You can see the “Magic Stamp” on the left – the blue block in the plastic bag. Next to it is a twist of kitchen paper with some pistachio nut shells in it that I saved ages ago to use in art, which I thought might make an interesting texture.

Then the stamp I made, and my heat gun. Front row: packing foam blocks, the stamping I did on a scrap of card, and a distress ink grabbed at random.

01 Materials

Here is the stamp I made. I could have warmed it more and pressed it harder onto the nuts, but the result came out OK!

02 Stamp

The stamping. After stamping twice, I cleaned off the stamp by pressing it several times onto the card to give a softer impression, then wiped the stamp over the edges of the card.

03 Stamping Results

04 Stamped Piece

Definitely some potential here! I am thrilled that this foam, which I was about to throw away, is going to come in really handy! I think it will also be a useful asset once I finally get going with gelli printing.

Shoshi’s motto: never throw anything away until you’ve thought about whether you can make art with it!!!

1 comment:

  1. That's great use of the packing foam, Shoshi! I wonder if you can reheat it to make a different design, like with the magic foam?

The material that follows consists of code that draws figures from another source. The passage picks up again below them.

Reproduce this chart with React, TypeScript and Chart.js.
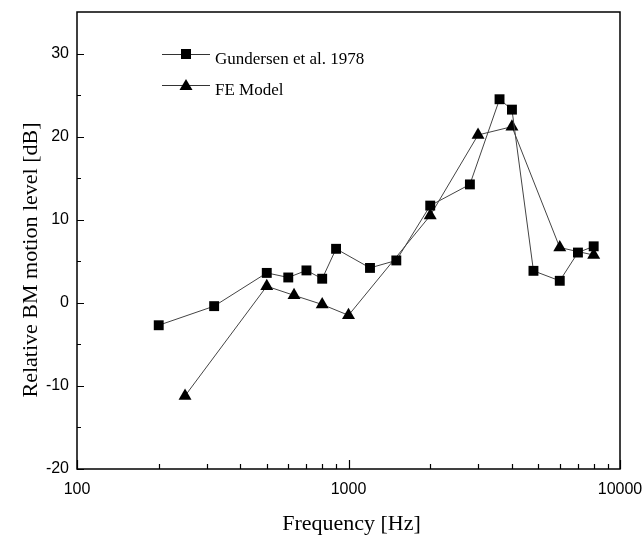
import React, { useEffect, useRef } from "react";
import { Chart, registerables } from "chart.js";

Chart.register(...registerables);

const gundersenFreq = [200, 320, 500, 600, 700, 800, 900, 1200, 1500, 2000, 2800, 3600, 4000, 4800, 6000, 7000, 8000];
const gundersenLevel = [-2.7, -0.4, 3.6, 3.05, 3.9, 2.9, 6.5, 4.2, 5.1, 11.7, 14.25, 24.5, 23.25, 3.85, 2.65, 6.05, 6.8];

const feFreq = [250, 500, 630, 800, 1000, 2000, 3000, 4000, 6000, 8000];
const feLevel = [-11.2, 2.0, 0.9, -0.2, -1.5, 10.5, 20.2, 21.2, 6.65, 5.75];

const xTickValues = [100, 1000, 10000];
const xMinorValues = [200, 300, 400, 500, 600, 700, 800, 900, 2000, 3000, 4000, 5000, 6000, 7000, 8000, 9000];
const yTickValues = [-20, -10, 0, 10, 20, 30];
const yMinorValues = [-15, -5, 5, 15, 25];

const seriesNames = ["Gundersen et al. 1978", "FE Model"];
const xTitle = "Frequency [Hz]";
const yTitle = "Relative BM motion level [dB]";

const SERIF = "'Liberation Serif', 'Times New Roman', serif";
const SANS = "'Liberation Sans', Arial, sans-serif";

const zeroPad = (s: any) => {
  s.paddingTop = 0;
  s.paddingBottom = 0;
  s.paddingLeft = 0;
  s.paddingRight = 0;
};

const decorPlugin = {
  id: "decor",
  afterDraw(chart: any) {
    const ctx = chart.ctx as CanvasRenderingContext2D;
    const { left, right, top, bottom } = chart.chartArea;
    const xs = chart.scales.x;
    const ys = chart.scales.y;
    ctx.save();
    ctx.strokeStyle = "#000";
    ctx.lineWidth = 1.2;
    ctx.beginPath();
    for (const v of xTickValues) {
      const px = Math.round(xs.getPixelForValue(v)) + 0.5;
      ctx.moveTo(px, bottom);
      ctx.lineTo(px, bottom - 9);
    }
    for (const v of xMinorValues) {
      const px = Math.round(xs.getPixelForValue(v)) + 0.5;
      ctx.moveTo(px, bottom);
      ctx.lineTo(px, bottom - 5);
    }
    for (const v of yTickValues) {
      const py = Math.round(ys.getPixelForValue(v)) + 0.5;
      ctx.moveTo(left, py);
      ctx.lineTo(left + 7, py);
    }
    for (const v of yMinorValues) {
      const py = Math.round(ys.getPixelForValue(v)) + 0.5;
      ctx.moveTo(left, py);
      ctx.lineTo(left + 4, py);
    }
    ctx.stroke();
    ctx.lineWidth = 1.5;
    ctx.strokeRect(left, top, right - left, bottom - top);

    ctx.fillStyle = "#000";
    ctx.font = `22px ${SERIF}`;
    ctx.textAlign = "center";
    ctx.textBaseline = "alphabetic";
    ctx.fillText(xTitle, (left + right) / 2 + 3, 530);
    ctx.save();
    ctx.translate(37, 260);
    ctx.rotate(-Math.PI / 2);
    ctx.fillText(yTitle, 0, 0);
    ctx.restore();

    const rows = [
      { y: 54, base: 64, shape: "rect" },
      { y: 85, base: 95, shape: "tri" },
    ];
    ctx.font = `17px ${SERIF}`;
    ctx.textAlign = "left";
    rows.forEach((r, i) => {
      ctx.strokeStyle = "#333";
      ctx.lineWidth = 1;
      ctx.beginPath();
      ctx.moveTo(162, r.y + 0.5);
      ctx.lineTo(210, r.y + 0.5);
      ctx.stroke();
      ctx.fillStyle = "#000";
      const cx = 186;
      if (r.shape === "rect") {
        ctx.fillRect(cx - 5, r.y - 5, 10, 10);
      } else {
        ctx.beginPath();
        ctx.moveTo(cx, r.y - 6);
        ctx.lineTo(cx + 6.5, r.y + 5);
        ctx.lineTo(cx - 6.5, r.y + 5);
        ctx.closePath();
        ctx.fill();
      }
      ctx.fillText(seriesNames[i], 215, r.base);
    });
    ctx.restore();
  },
};

export default function App() {
  const ref = useRef<HTMLCanvasElement | null>(null);
  useEffect(() => {
    if (!ref.current) return;
    const chart = new Chart(ref.current, {
      type: "line",
      data: {
        datasets: [
          {
            label: seriesNames[0],
            data: gundersenFreq.map((f, i) => ({ x: f, y: gundersenLevel[i] })),
            borderColor: "#444",
            borderWidth: 1,
            backgroundColor: "#000",
            pointStyle: "rect",
            pointRadius: 7,
            pointBorderWidth: 0,
            pointBackgroundColor: "#000",
            tension: 0,
          },
          {
            label: seriesNames[1],
            data: feFreq.map((f, i) => ({ x: f, y: feLevel[i] })),
            borderColor: "#444",
            borderWidth: 1,
            backgroundColor: "#000",
            pointStyle: "triangle",
            pointRadius: 7.5,
            pointBorderWidth: 0,
            pointBackgroundColor: "#000",
            tension: 0,
          },
        ],
      },
      options: {
        animation: false,
        responsive: false,
        layout: { padding: { left: 0, top: 12, right: 24, bottom: 0 } },
        plugins: { legend: { display: false }, tooltip: { enabled: false } },
        scales: {
          x: {
            type: "logarithmic",
            min: 100,
            max: 10000,
            grid: { display: false, drawTicks: false },
            border: { display: false },
            afterBuildTicks: (s: any) => {
              s.ticks = xTickValues.map((v) => ({ value: v }));
            },
            afterFit: (s: any) => {
              s.height = 70;
              zeroPad(s);
            },
            ticks: {
              autoSkip: false,
              maxRotation: 0,
              padding: 11,
              color: "#000",
              font: { family: SANS, size: 16 },
              callback: (v: any) => String(v),
            },
          },
          y: {
            type: "linear",
            min: -20,
            max: 35,
            grid: { display: false, drawTicks: false },
            border: { display: false },
            afterBuildTicks: (s: any) => {
              s.ticks = yTickValues.map((v) => ({ value: v }));
            },
            afterFit: (s: any) => {
              s.width = 77;
              zeroPad(s);
            },
            ticks: {
              padding: 8,
              color: "#000",
              font: { family: SANS, size: 16 },
              callback: (v: any) => String(v),
            },
          },
        },
      },
      plugins: [decorPlugin],
    } as any);
    return () => chart.destroy();
  }, []);
  return (
    <div style={{ position: "fixed", left: 0, top: 0, width: 644, height: 539, background: "#fff" }}>
      <canvas ref={ref} width={644} height={539} style={{ display: "block" }} />
    </div>
  );
}
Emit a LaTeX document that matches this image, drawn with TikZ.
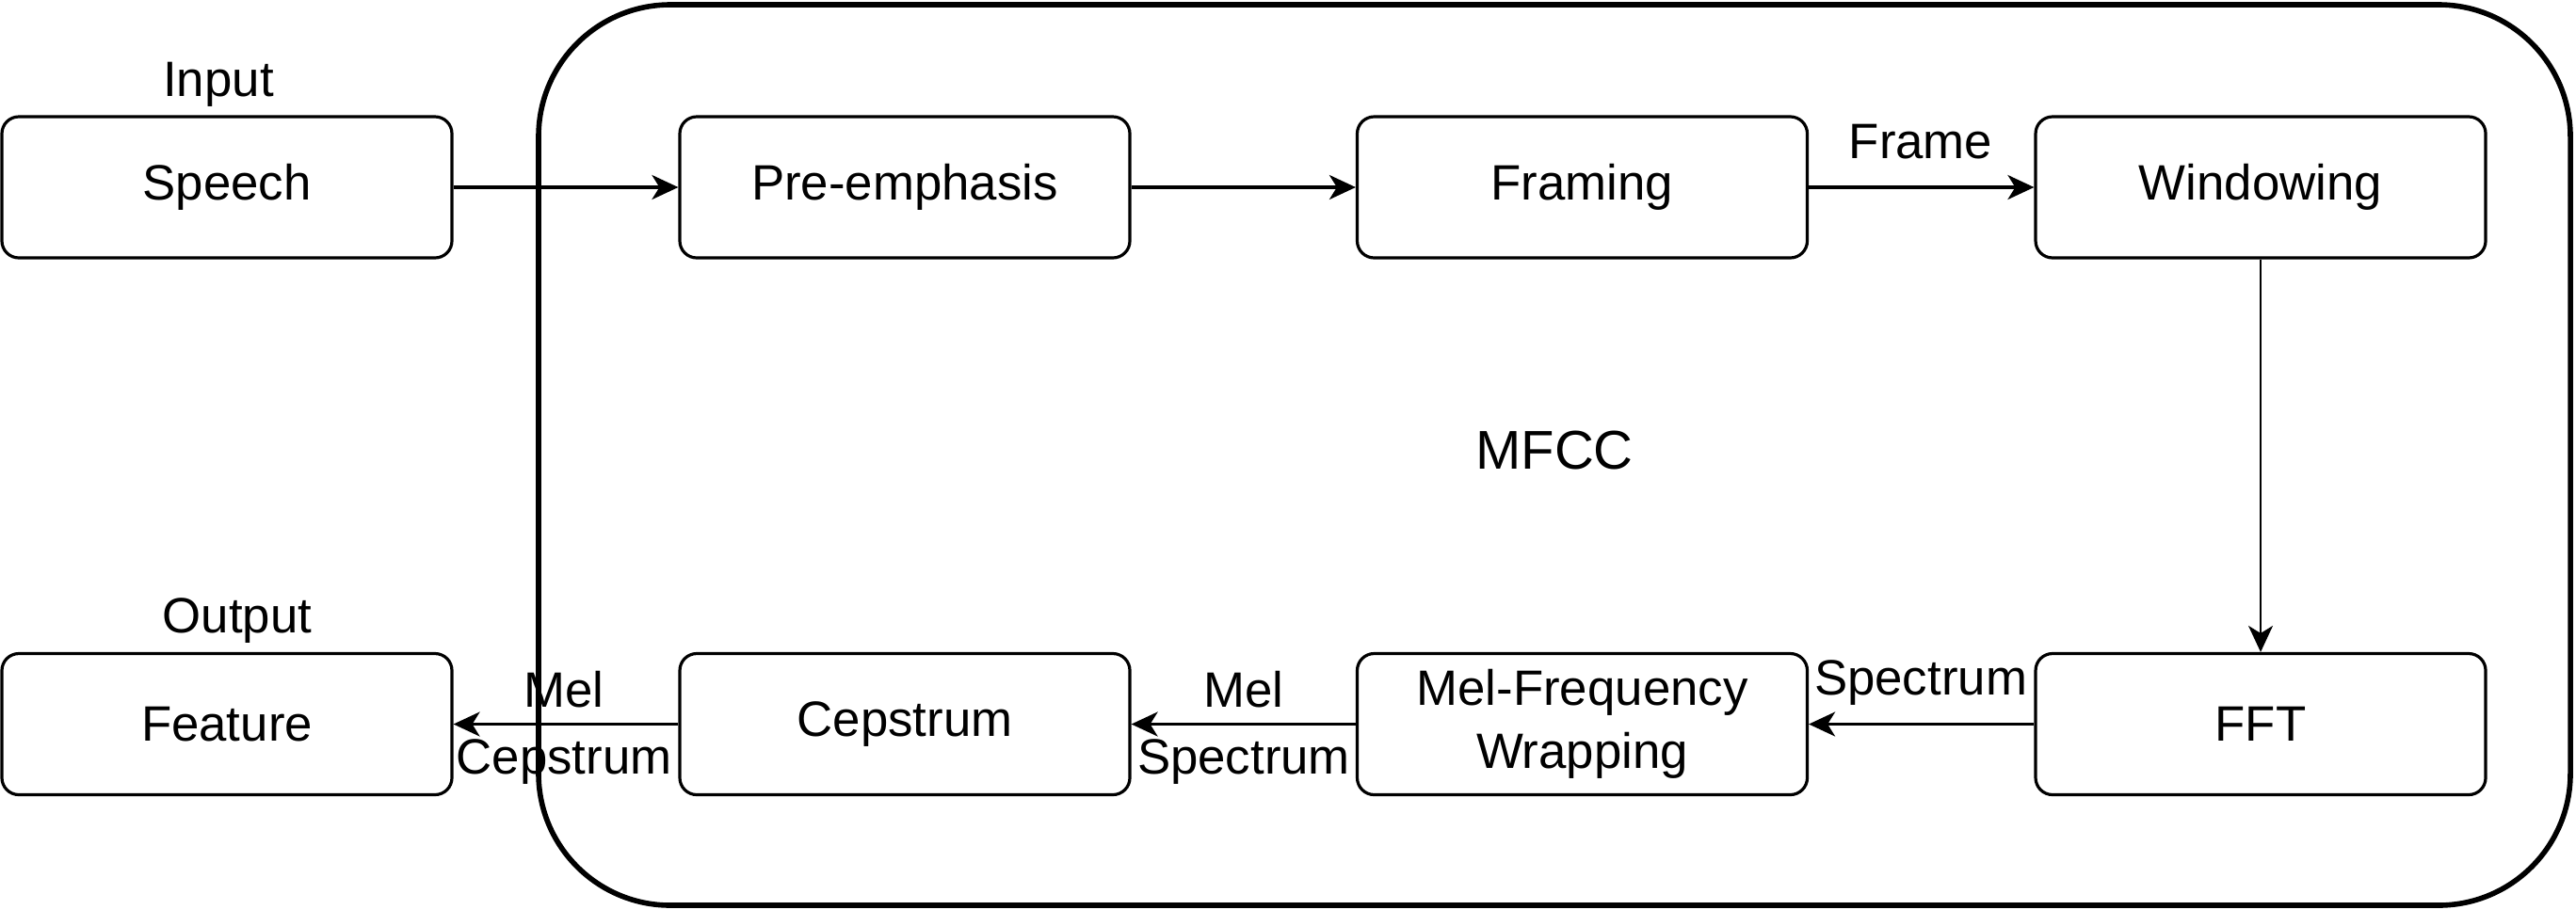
\documentclass[tikz,border=0pt]{standalone}
\usepackage{fontspec}
\setmainfont{Liberation Sans}
\usetikzlibrary{arrows.meta}

\begin{document}
\begin{tikzpicture}[x=0.25pt,y=0.25pt,yscale=-1,
  stage/.style={draw, line width=0.8pt, rounded corners=4.5pt, fill=white,
    minimum width=119.5pt, minimum height=37.5pt, inner sep=0pt, align=center,
    font=\fontsize{13.2}{16.75}\selectfont},
  lbl/.style={inner sep=0pt, align=center, font=\fontsize{13.2}{17.75}\selectfont},
  flow/.style={line width=0.8pt, -{Stealth[length=7pt,width=6.5pt,inset=2pt]}}]
%set diagram size
\useasboundingbox (0,0) rectangle (2736,966);

%Shape: Rounded Rect (MFCC block)
\node [draw, line width=1.4pt, rounded corners=35pt, minimum width=539.5pt, minimum height=239.25pt,
  inner sep=0pt] (mfcc) at (1651,483.5) {};
% Text Node
\node [lbl, font=\fontsize{14.5}{17}\selectfont, anchor=base] (mfcctxt) at (1651,498) {MFCC};

%Shape: Rounded Rect
\node [stage] (speech) at (241,199) {Speech};
\node [stage] (pre) at (961,199) {Pre-emphasis};
\node [stage] (framing) at (1680.5,199) {Framing};
\node [stage] (win) at (2401,199) {Windowing};
\node [stage] (feat) at (241,769.5) {Feature};
\node [stage] (cep) at (961,769.5) {Cepstrum};
\node [stage] (melf) at (1680.5,769.5) {Mel-Frequency\\Wrapping};
\node [stage] (fft) at (2401,769.5) {FFT};

%Straight Lines
\draw [flow] (speech) -- (pre);
\draw [flow] (pre) -- (framing);
\draw [flow] (framing) -- (win);
\draw [flow, line width=0.5pt] (win) -- (fft);
\draw [flow] (fft) -- (melf);
\draw [flow] (melf) -- (cep);
\draw [flow] (cep) -- (feat);

% Text Node
\node [lbl, anchor=base] (input) at (232,102) {Input};
% Text Node
\node [lbl, anchor=base] (output) at (252,672) {Output};
% Text Node
\node [lbl, anchor=base] (frame) at (2040,168) {Frame};
% Text Node
\node [lbl, anchor=base] (spec) at (2040,738) {Spectrum};
% Text Node
\node [lbl] (melspec) at (1321,773) {Mel\\Spectrum};
% Text Node
\node [lbl] (melcep) at (599,773) {Mel\\Cepstrum};

\end{tikzpicture}
\end{document}
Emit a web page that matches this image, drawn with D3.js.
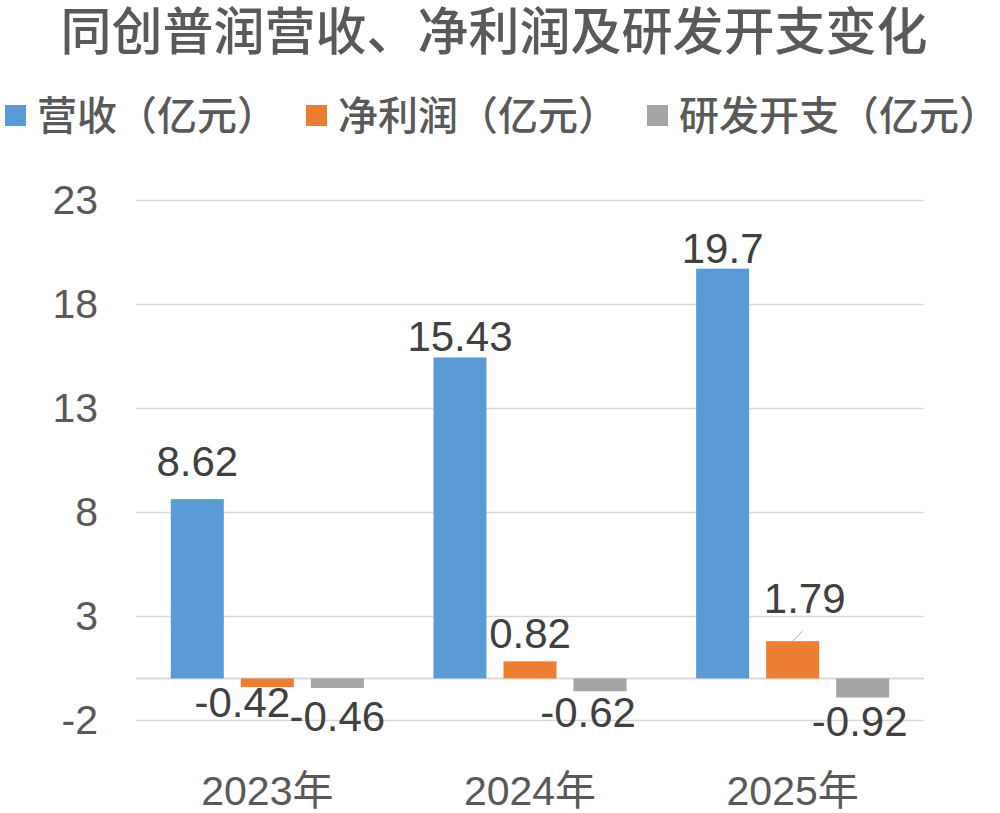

I've tried something similar with regular craft foam - I used an iron to heat it and then pressed my stencils/rubber stamps into the foam to make texture plates for the gelli plate. A bit fiddly (and dangerous, I almost burnt the house down!) but it does work to some extent! I tend to hang on to junk for crafting as well - the problem is lack of storage for me. I threw away a lot of junk back in the summer, now I have to build a (carefully and sensibly selected) new collection! Love your prints! Will defo work on the gelli plate!